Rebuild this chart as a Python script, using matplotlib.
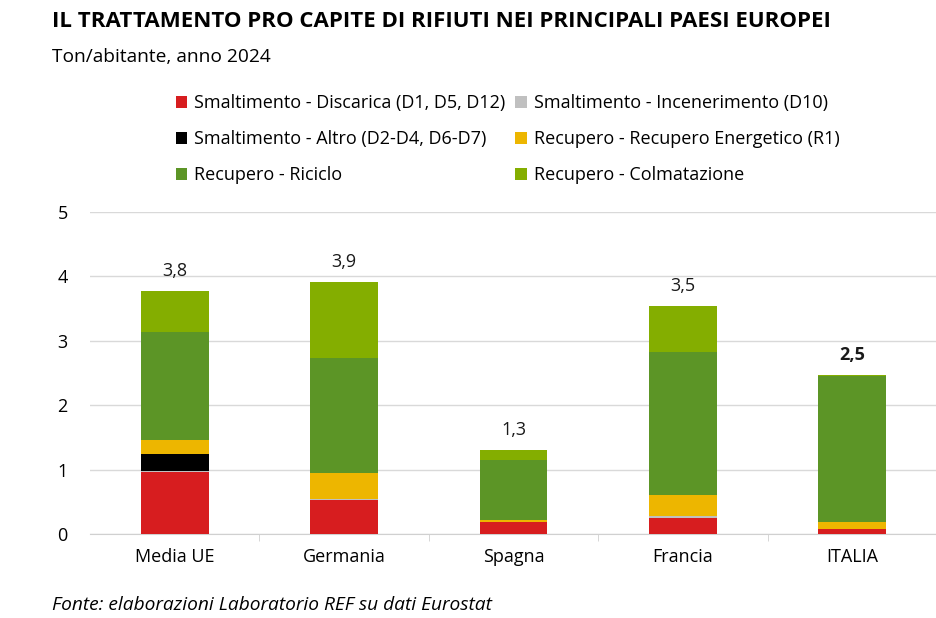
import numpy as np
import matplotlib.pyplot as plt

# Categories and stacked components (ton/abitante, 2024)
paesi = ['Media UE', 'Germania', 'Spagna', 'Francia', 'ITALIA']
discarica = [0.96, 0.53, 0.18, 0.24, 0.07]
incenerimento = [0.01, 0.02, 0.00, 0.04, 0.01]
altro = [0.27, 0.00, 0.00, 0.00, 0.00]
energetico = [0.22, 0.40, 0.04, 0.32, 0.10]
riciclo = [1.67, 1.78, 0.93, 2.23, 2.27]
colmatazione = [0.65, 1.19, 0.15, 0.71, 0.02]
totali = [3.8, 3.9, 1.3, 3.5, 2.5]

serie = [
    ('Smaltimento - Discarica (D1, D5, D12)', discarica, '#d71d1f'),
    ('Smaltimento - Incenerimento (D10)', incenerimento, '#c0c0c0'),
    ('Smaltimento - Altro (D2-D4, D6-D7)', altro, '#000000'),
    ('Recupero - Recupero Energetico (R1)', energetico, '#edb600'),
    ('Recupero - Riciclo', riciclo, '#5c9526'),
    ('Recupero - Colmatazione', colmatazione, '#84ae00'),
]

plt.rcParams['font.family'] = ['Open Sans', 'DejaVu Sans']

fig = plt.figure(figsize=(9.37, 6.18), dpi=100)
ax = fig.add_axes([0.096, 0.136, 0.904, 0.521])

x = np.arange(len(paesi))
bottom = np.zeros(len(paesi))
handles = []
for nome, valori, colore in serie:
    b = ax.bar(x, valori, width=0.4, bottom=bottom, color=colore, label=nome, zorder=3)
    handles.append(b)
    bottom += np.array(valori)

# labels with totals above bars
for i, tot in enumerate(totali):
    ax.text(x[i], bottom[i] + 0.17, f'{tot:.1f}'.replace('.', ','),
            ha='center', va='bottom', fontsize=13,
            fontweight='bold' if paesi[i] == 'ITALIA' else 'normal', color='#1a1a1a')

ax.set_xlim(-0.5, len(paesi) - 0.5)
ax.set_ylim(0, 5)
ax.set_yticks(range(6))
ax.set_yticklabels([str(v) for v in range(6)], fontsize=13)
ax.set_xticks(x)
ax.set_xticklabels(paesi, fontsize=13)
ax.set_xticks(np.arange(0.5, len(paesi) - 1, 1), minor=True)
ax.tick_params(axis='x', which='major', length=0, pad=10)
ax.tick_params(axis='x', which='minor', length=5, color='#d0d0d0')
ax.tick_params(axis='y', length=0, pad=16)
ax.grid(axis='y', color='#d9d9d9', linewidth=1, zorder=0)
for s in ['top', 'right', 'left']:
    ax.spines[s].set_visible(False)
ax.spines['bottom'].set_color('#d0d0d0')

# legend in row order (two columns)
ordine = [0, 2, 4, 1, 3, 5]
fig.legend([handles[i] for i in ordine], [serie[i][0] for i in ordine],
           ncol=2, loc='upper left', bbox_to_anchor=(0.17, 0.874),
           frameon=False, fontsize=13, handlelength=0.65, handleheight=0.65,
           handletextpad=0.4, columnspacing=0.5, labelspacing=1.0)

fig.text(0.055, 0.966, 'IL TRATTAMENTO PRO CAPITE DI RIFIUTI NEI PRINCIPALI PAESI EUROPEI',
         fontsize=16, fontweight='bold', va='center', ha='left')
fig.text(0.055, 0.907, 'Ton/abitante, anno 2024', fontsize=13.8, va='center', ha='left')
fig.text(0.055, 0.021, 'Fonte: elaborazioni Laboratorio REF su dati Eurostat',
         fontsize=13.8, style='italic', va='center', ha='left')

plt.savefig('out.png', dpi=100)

Work required:
Go from the first line of the data above to the line containing "import matplotlib.pyplot as plt" and retype exactly those lines, both included, but none of the pictures.

Output below:
Rebuild this chart as a Python script, using matplotlib.
import numpy as np
import matplotlib.pyplot as plt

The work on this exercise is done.